No decorrer dos anos os trens “BG” cumpriram a tarefa para qual foram criados sempre a mercê de mudanças no itinerário e na formação conforme a demanda e as necessidades operacionais da estrada, quer seja para os que circulavam na linha tronco como para aqueles criados no inicio da década de 1950 para atender os ramais de maior movimento. Entretanto, com a migração do transporte de pequenos e médios volumes para o modal rodoviário, acentuada no final da década de 1960, os trens “BG” passaram a exercer uma nova função, voltada para o transporte de cargas, deixando gradativamente o transporte de encomendas para realizar os serviços de manobra e coleta de vagões carregados e vazios nas estações intermediárias entre aquelas consideradas formadoras e recompositoras.

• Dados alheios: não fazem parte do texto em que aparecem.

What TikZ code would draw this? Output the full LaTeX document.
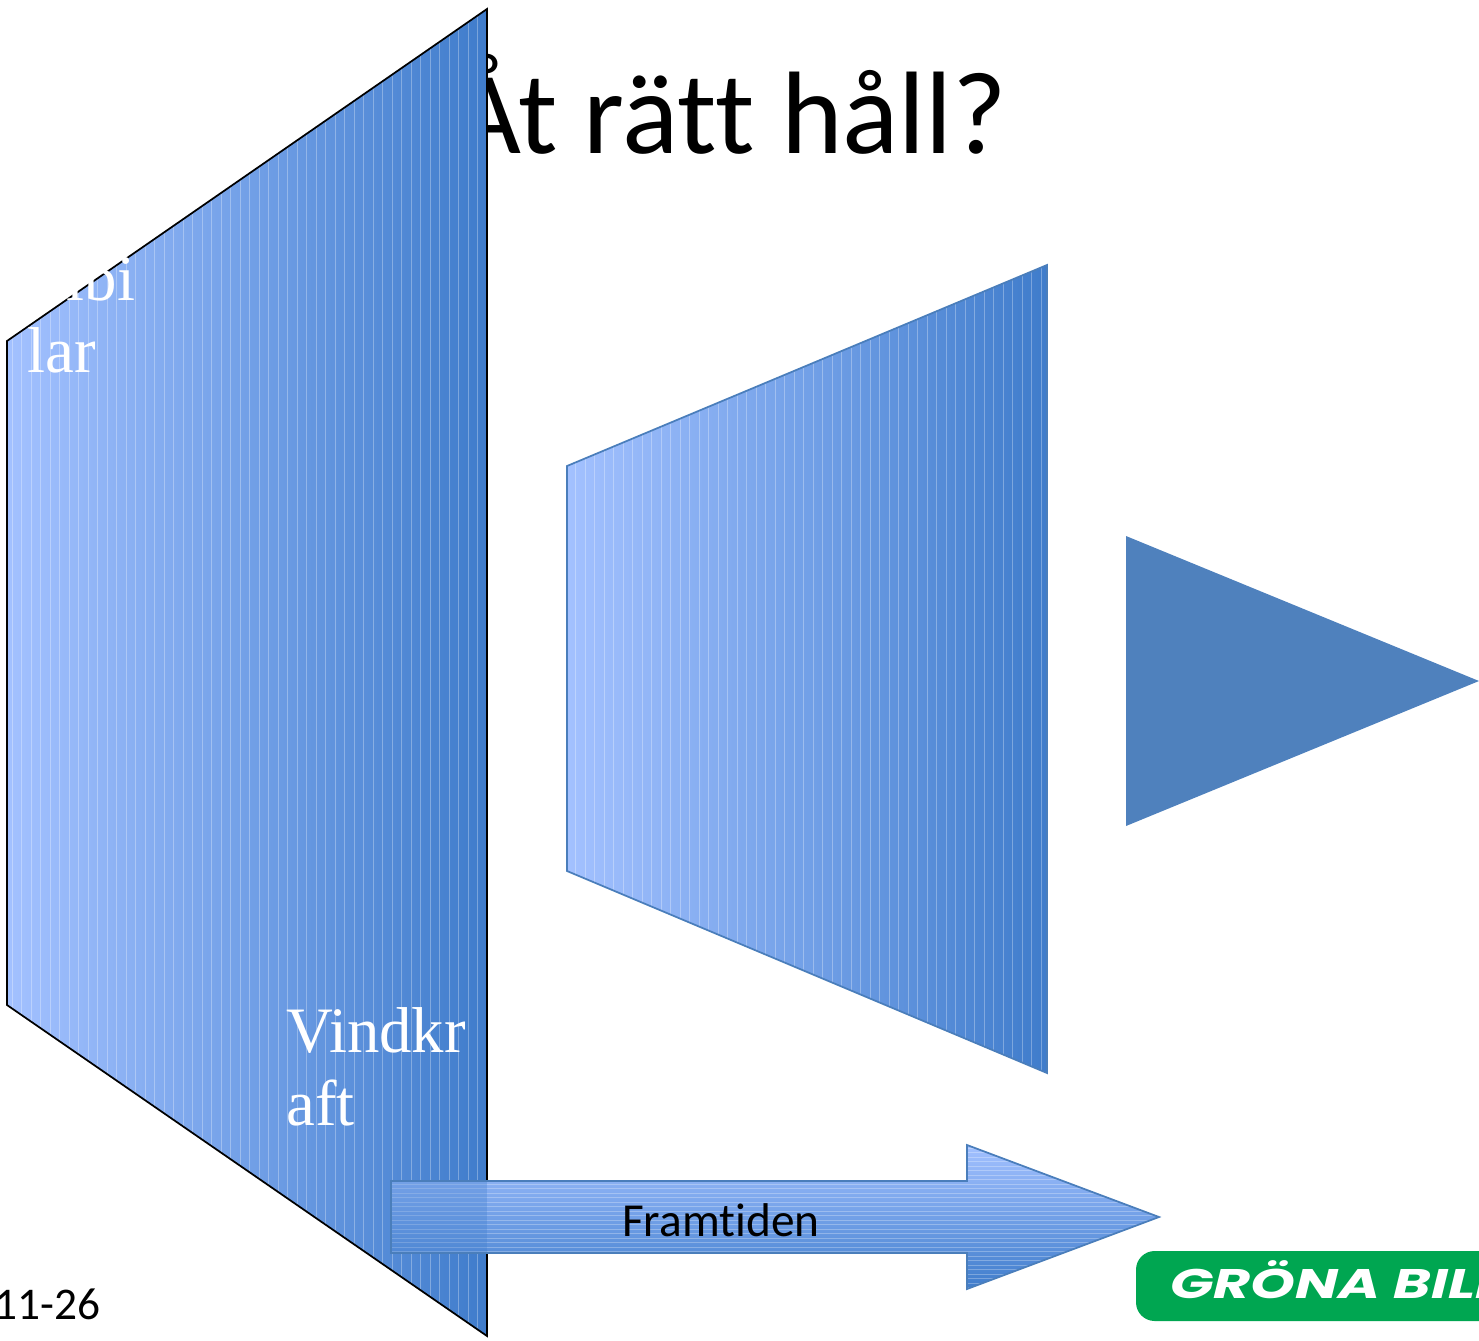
\documentclass[tikz,border=0pt]{standalone}
\usepackage{fontspec}
\setmainfont{Liberation Serif}
\newfontfamily\carlito[Ligatures=NoCommon]{Carlito}
\newfontfamily\logofont{Poppins}
\definecolor{gradL}{HTML}{A3C1FF}
\definecolor{gradM}{HTML}{72A0E7}
\definecolor{gradR}{HTML}{3F7CCB}
\definecolor{edgeblue}{HTML}{4A7EBB}
\definecolor{triblue}{HTML}{4F81BD}
\definecolor{logogreen}{HTML}{00A651}
\tikzset{
  px/.style={x=0.75pt,y=-0.75pt},
  serifwhite/.style={anchor=base west,inner sep=0pt,text=white,font=\fontsize{48.6}{50}\selectfont},
  hgrad/.style={left color=gradL,right color=gradR,middle color=gradM},
  vgrad/.style={top color=gradL,bottom color=gradR,middle color=gradM}
}
\begin{document}
\begin{tikzpicture}[px]
\useasboundingbox (0,0) rectangle (1479,1340);
\clip (0,0) rectangle (1479,1340);
% title
\node[anchor=base west,inner sep=0pt,font=\carlito\fontsize{88}{90}\selectfont] (title) at (453,153) {Åt rätt håll?};
% date
\node[anchor=base east,inner sep=0pt,font=\carlito\fontsize{34}{36}\selectfont] (date) at (101,1319) {11-26};
% left trapezoid
\shade[hgrad] (7,341) -- (487,9) -- (487,1336) -- (7,1005) -- cycle;
\begin{scope}
\clip (7,341) -- (487,9) -- (487,1336) -- (7,1005) -- cycle;
\foreach \x in {12,21,31,40,50,59,69,78,88,97,107,116,126,135,145,154,164,173,183,192,202,211,221,230,240,249,259,268,278,287,297,306,316,325,335,344,354,363,373,382,392,401,411,420,430,439,449,458,468,477}
  \draw[white,opacity=.3,line width=0.6pt] (\x,0) -- (\x,1340);
\end{scope}
\draw[black,line width=1.3pt,line join=miter] (7,341) -- (487,9) -- (487,1336) -- (7,1005) -- cycle;
% left trapezoid labels
\node[serifwhite] (elbi) at (27,300) {Elbi};
\node[serifwhite] (lar) at (27,372) {lar};
\node[serifwhite] (vind) at (286,1052) {Vindkr};
\node[serifwhite] (aft) at (286,1125) {aft};
% middle trapezoid
\shade[hgrad] (567,466) -- (1047,265) -- (1047,1073) -- (567,871) -- cycle;
\begin{scope}
\clip (567,466) -- (1047,265) -- (1047,1073) -- (567,871) -- cycle;
\foreach \x in {575,585,594,604,613,623,632,642,651,661,670,680,689,699,708,718,727,737,746,756,765,775,784,794,803,813,822,832,841,851,860,870,879,889,898,908,917,927,936,946,955,965,974,984,993,1003,1012,1022,1031,1041}
  \draw[white,opacity=.3,line width=0.6pt] (\x,200) -- (\x,1100);
\end{scope}
\draw[edgeblue,line width=1.3pt] (567,466) -- (1047,265) -- (1047,1073) -- (567,871) -- cycle;
% triangle
\fill[triblue] (1126,536) -- (1479,681) -- (1126,826) -- cycle;
% arrow
\shade[vgrad] (391,1181) -- (967,1181) -- (967,1145) -- (1159,1217) -- (967,1289) -- (967,1253) -- (391,1253) -- cycle;
\begin{scope}
\clip (391,1181) -- (967,1181) -- (967,1145) -- (1159,1217) -- (967,1289) -- (967,1253) -- (391,1253) -- cycle;
\foreach \y in {1148,1152.5,...,1288}
  \draw[white,opacity=.28,line width=0.7pt] (380,\y) -- (1165,\y);
\fill[gradR,opacity=.3] (391,1181) rectangle (487,1253);
\end{scope}
\draw[edgeblue,line width=1.3pt,line join=miter] (391,1181) -- (967,1181) -- (967,1145) -- (1159,1217) -- (967,1289) -- (967,1253) -- (391,1253) -- cycle;
\node[anchor=base west,inner sep=0pt,font=\carlito\fontsize{35.5}{38}\selectfont] (fram) at (622,1236) {Framtiden};
% logo
\fill[logogreen,rounded corners=14pt] (1136,1251) rectangle (1560,1321);
\node[anchor=base west,inner sep=0pt,text=white] (logo) at (1170,1298) {\scalebox{1.38}[1]{\logofont\fontsize{31}{33}\selectfont\bfseries\itshape GRÖNA BILI}};
\end{tikzpicture}
\end{document}
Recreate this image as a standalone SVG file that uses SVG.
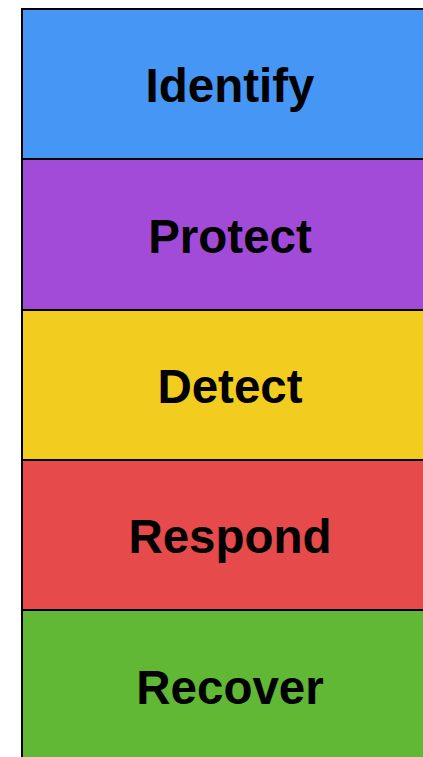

Após a formação da Fepasa em 1971 o prefixo “BG” continuou em uso até o início de 1977 quando um novo plano de transportes foi colocado em prática, alterando a nomenclatura de todos os trens existentes. A partir dali os “BG”, voltados agora exclusivamente para o serviço de manobra e coleta, ganharam uma nova denominação, hora identificados pela letra “L”. Nas décadas seguintes, com a ascensão do transporte de grandes volumes a longas distancias a utilização de trens manobradores ou coletores, como eram chamados, caiu em desuso. Não tenho dados para afirmar até quando a Fepasa manteve em circulação os trens “L”, mas tenho a impressão de que não chegaram ao final da década de 1990.